> [Task description] Retype the whole listing, please, keeping every line exact and dropping the pictures.

> [Available data]
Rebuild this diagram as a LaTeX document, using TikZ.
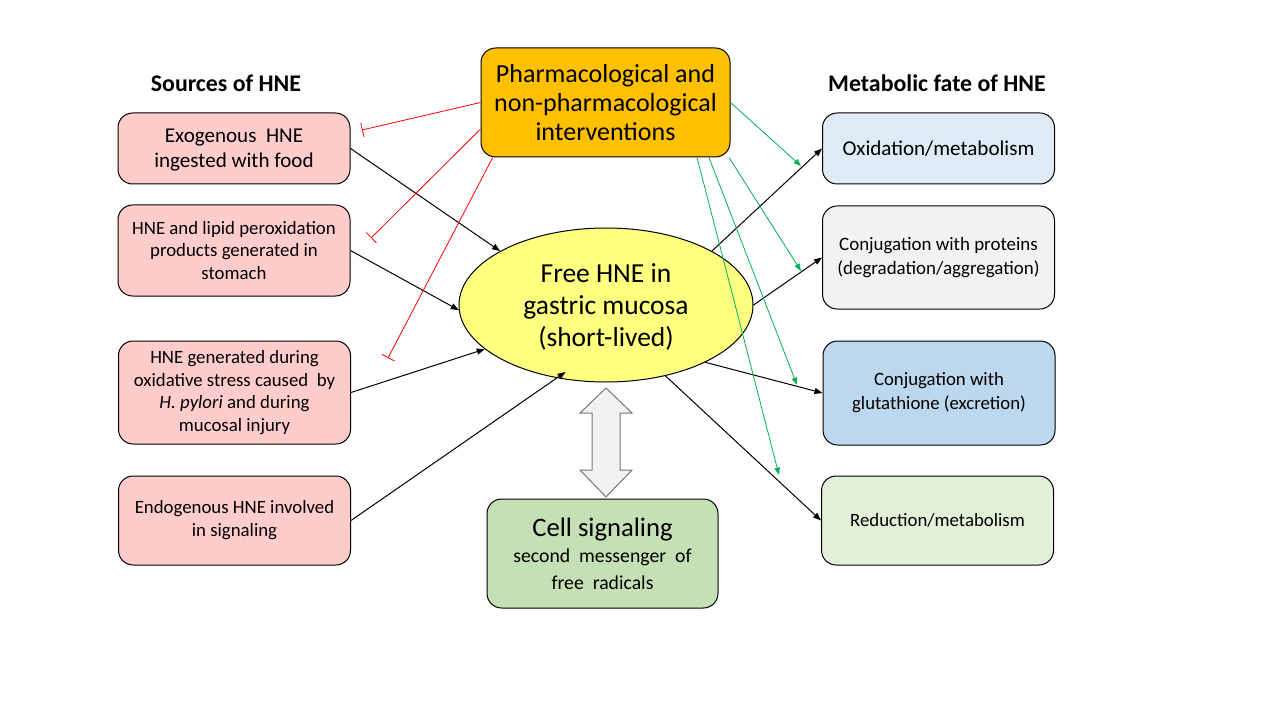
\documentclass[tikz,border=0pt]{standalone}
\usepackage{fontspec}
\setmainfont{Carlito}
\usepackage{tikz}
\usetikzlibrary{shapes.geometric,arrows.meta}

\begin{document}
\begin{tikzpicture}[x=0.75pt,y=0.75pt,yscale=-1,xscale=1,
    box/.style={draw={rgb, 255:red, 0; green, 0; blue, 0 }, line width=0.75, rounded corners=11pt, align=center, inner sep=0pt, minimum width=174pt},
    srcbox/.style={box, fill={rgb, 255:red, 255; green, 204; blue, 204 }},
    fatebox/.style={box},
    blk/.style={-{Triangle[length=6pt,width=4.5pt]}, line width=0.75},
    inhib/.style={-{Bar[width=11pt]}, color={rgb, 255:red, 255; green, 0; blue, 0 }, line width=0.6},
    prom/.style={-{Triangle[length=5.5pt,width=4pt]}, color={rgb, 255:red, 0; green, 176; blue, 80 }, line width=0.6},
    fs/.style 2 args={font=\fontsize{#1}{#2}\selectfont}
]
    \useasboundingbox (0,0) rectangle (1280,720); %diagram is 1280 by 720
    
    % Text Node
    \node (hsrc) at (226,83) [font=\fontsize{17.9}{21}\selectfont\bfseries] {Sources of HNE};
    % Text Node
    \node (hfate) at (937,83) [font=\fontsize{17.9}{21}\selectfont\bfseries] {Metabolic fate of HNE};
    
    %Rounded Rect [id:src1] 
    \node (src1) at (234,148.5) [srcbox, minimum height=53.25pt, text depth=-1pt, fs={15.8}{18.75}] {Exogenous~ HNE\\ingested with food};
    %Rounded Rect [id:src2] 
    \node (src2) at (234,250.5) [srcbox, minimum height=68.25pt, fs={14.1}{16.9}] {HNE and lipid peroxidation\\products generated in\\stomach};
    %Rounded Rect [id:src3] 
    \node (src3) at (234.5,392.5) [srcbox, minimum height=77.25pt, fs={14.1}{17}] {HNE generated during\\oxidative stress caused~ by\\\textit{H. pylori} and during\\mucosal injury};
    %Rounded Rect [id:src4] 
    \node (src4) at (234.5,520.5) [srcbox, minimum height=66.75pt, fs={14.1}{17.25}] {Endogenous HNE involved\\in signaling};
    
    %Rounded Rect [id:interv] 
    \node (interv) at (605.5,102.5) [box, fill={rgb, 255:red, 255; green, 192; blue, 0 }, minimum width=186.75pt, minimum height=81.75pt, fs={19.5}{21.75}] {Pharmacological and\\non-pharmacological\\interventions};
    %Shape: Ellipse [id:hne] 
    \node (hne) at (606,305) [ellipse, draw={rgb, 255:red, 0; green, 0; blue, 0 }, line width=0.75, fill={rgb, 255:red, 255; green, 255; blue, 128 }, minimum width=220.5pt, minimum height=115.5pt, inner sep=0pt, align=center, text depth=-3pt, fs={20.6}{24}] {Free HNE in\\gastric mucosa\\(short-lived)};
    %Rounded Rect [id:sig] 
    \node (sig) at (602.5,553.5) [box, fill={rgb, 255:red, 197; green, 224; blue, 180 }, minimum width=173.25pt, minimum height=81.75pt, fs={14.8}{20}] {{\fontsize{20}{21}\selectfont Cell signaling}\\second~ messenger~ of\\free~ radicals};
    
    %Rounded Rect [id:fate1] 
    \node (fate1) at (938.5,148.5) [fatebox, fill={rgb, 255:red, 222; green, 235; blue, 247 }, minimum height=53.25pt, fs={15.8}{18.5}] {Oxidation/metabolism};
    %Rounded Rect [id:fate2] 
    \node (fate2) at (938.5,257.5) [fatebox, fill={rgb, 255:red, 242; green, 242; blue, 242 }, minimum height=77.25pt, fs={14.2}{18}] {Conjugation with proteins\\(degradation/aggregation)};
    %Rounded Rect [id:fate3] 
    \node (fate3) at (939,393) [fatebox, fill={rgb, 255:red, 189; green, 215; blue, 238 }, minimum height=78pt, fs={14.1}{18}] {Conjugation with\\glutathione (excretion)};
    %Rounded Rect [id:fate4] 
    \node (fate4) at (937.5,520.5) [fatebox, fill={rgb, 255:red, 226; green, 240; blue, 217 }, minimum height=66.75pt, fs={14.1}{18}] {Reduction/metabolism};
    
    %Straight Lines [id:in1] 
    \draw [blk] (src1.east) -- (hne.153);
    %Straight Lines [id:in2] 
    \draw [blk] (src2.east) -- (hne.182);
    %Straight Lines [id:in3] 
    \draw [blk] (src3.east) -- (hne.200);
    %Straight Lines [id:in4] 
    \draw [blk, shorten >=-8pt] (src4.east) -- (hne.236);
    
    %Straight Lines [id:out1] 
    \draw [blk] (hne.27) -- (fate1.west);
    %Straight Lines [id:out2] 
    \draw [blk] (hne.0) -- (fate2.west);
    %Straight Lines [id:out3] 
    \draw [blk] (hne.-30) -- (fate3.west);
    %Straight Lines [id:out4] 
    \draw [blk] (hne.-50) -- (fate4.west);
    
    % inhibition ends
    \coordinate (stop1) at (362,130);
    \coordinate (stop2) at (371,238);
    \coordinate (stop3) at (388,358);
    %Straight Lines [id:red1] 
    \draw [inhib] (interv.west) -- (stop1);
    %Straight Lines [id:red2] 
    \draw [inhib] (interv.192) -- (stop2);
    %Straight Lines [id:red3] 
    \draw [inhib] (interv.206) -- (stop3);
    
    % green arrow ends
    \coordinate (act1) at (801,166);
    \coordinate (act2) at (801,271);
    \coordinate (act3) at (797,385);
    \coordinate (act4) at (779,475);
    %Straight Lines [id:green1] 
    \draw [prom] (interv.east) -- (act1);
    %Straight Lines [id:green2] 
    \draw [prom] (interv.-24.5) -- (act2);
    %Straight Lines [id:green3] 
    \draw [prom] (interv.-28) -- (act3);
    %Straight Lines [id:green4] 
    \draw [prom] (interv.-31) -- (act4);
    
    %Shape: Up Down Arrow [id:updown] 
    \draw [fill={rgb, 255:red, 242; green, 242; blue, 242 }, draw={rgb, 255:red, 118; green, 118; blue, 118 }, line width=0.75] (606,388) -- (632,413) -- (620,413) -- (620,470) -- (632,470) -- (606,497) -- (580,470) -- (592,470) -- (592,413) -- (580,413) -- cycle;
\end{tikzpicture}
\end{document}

> [Exercise output]
Rebuild this diagram as a LaTeX document, using TikZ.
\documentclass[tikz,border=0pt]{standalone}
\usepackage{fontspec}
\setmainfont{Carlito}
\usepackage{tikz}
\usetikzlibrary{shapes.geometric,arrows.meta}

\begin{document}
\begin{tikzpicture}[x=0.75pt,y=0.75pt,yscale=-1,xscale=1,
    box/.style={draw={rgb, 255:red, 0; green, 0; blue, 0 }, line width=0.75, rounded corners=11pt, align=center, inner sep=0pt, minimum width=174pt},
    srcbox/.style={box, fill={rgb, 255:red, 255; green, 204; blue, 204 }},
    fatebox/.style={box},
    blk/.style={-{Triangle[length=6pt,width=4.5pt]}, line width=0.75},
    inhib/.style={-{Bar[width=11pt]}, color={rgb, 255:red, 255; green, 0; blue, 0 }, line width=0.6},
    prom/.style={-{Triangle[length=5.5pt,width=4pt]}, color={rgb, 255:red, 0; green, 176; blue, 80 }, line width=0.6},
    fs/.style 2 args={font=\fontsize{#1}{#2}\selectfont}
]
    \useasboundingbox (0,0) rectangle (1280,720); %diagram is 1280 by 720
    
    % Text Node
    \node (hsrc) at (226,83) [font=\fontsize{17.9}{21}\selectfont\bfseries] {Sources of HNE};
    % Text Node
    \node (hfate) at (937,83) [font=\fontsize{17.9}{21}\selectfont\bfseries] {Metabolic fate of HNE};
    
    %Rounded Rect [id:src1] 
    \node (src1) at (234,148.5) [srcbox, minimum height=53.25pt, text depth=-1pt, fs={15.8}{18.75}] {Exogenous~ HNE\\ingested with food};
    %Rounded Rect [id:src2] 
    \node (src2) at (234,250.5) [srcbox, minimum height=68.25pt, fs={14.1}{16.9}] {HNE and lipid peroxidation\\products generated in\\stomach};
    %Rounded Rect [id:src3] 
    \node (src3) at (234.5,392.5) [srcbox, minimum height=77.25pt, fs={14.1}{17}] {HNE generated during\\oxidative stress caused~ by\\\textit{H. pylori} and during\\mucosal injury};
    %Rounded Rect [id:src4] 
    \node (src4) at (234.5,520.5) [srcbox, minimum height=66.75pt, fs={14.1}{17.25}] {Endogenous HNE involved\\in signaling};
    
    %Rounded Rect [id:interv] 
    \node (interv) at (605.5,102.5) [box, fill={rgb, 255:red, 255; green, 192; blue, 0 }, minimum width=186.75pt, minimum height=81.75pt, fs={19.5}{21.75}] {Pharmacological and\\non-pharmacological\\interventions};
    %Shape: Ellipse [id:hne] 
    \node (hne) at (606,305) [ellipse, draw={rgb, 255:red, 0; green, 0; blue, 0 }, line width=0.75, fill={rgb, 255:red, 255; green, 255; blue, 128 }, minimum width=220.5pt, minimum height=115.5pt, inner sep=0pt, align=center, text depth=-3pt, fs={20.6}{24}] {Free HNE in\\gastric mucosa\\(short-lived)};
    %Rounded Rect [id:sig] 
    \node (sig) at (602.5,553.5) [box, fill={rgb, 255:red, 197; green, 224; blue, 180 }, minimum width=173.25pt, minimum height=81.75pt, fs={14.8}{20}] {{\fontsize{20}{21}\selectfont Cell signaling}\\second~ messenger~ of\\free~ radicals};
    
    %Rounded Rect [id:fate1] 
    \node (fate1) at (938.5,148.5) [fatebox, fill={rgb, 255:red, 222; green, 235; blue, 247 }, minimum height=53.25pt, fs={15.8}{18.5}] {Oxidation/metabolism};
    %Rounded Rect [id:fate2] 
    \node (fate2) at (938.5,257.5) [fatebox, fill={rgb, 255:red, 242; green, 242; blue, 242 }, minimum height=77.25pt, fs={14.2}{18}] {Conjugation with proteins\\(degradation/aggregation)};
    %Rounded Rect [id:fate3] 
    \node (fate3) at (939,393) [fatebox, fill={rgb, 255:red, 189; green, 215; blue, 238 }, minimum height=78pt, fs={14.1}{18}] {Conjugation with\\glutathione (excretion)};
    %Rounded Rect [id:fate4] 
    \node (fate4) at (937.5,520.5) [fatebox, fill={rgb, 255:red, 226; green, 240; blue, 217 }, minimum height=66.75pt, fs={14.1}{18}] {Reduction/metabolism};
    
    %Straight Lines [id:in1] 
    \draw [blk] (src1.east) -- (hne.153);
    %Straight Lines [id:in2] 
    \draw [blk] (src2.east) -- (hne.182);
    %Straight Lines [id:in3] 
    \draw [blk] (src3.east) -- (hne.200);
    %Straight Lines [id:in4] 
    \draw [blk, shorten >=-8pt] (src4.east) -- (hne.236);
    
    %Straight Lines [id:out1] 
    \draw [blk] (hne.27) -- (fate1.west);
    %Straight Lines [id:out2] 
    \draw [blk] (hne.0) -- (fate2.west);
    %Straight Lines [id:out3] 
    \draw [blk] (hne.-30) -- (fate3.west);
    %Straight Lines [id:out4] 
    \draw [blk] (hne.-50) -- (fate4.west);
    
    % inhibition ends
    \coordinate (stop1) at (362,130);
    \coordinate (stop2) at (371,238);
    \coordinate (stop3) at (388,358);
    %Straight Lines [id:red1] 
    \draw [inhib] (interv.west) -- (stop1);
    %Straight Lines [id:red2] 
    \draw [inhib] (interv.192) -- (stop2);
    %Straight Lines [id:red3] 
    \draw [inhib] (interv.206) -- (stop3);
    
    % green arrow ends
    \coordinate (act1) at (801,166);
    \coordinate (act2) at (801,271);
    \coordinate (act3) at (797,385);
    \coordinate (act4) at (779,475);
    %Straight Lines [id:green1] 
    \draw [prom] (interv.east) -- (act1);
    %Straight Lines [id:green2] 
    \draw [prom] (interv.-24.5) -- (act2);
    %Straight Lines [id:green3] 
    \draw [prom] (interv.-28) -- (act3);
    %Straight Lines [id:green4] 
    \draw [prom] (interv.-31) -- (act4);
    
    %Shape: Up Down Arrow [id:updown] 
    \draw [fill={rgb, 255:red, 242; green, 242; blue, 242 }, draw={rgb, 255:red, 118; green, 118; blue, 118 }, line width=0.75] (606,388) -- (632,413) -- (620,413) -- (620,470) -- (632,470) -- (606,497) -- (580,470) -- (592,470) -- (592,413) -- (580,413) -- cycle;
\end{tikzpicture}
\end{document}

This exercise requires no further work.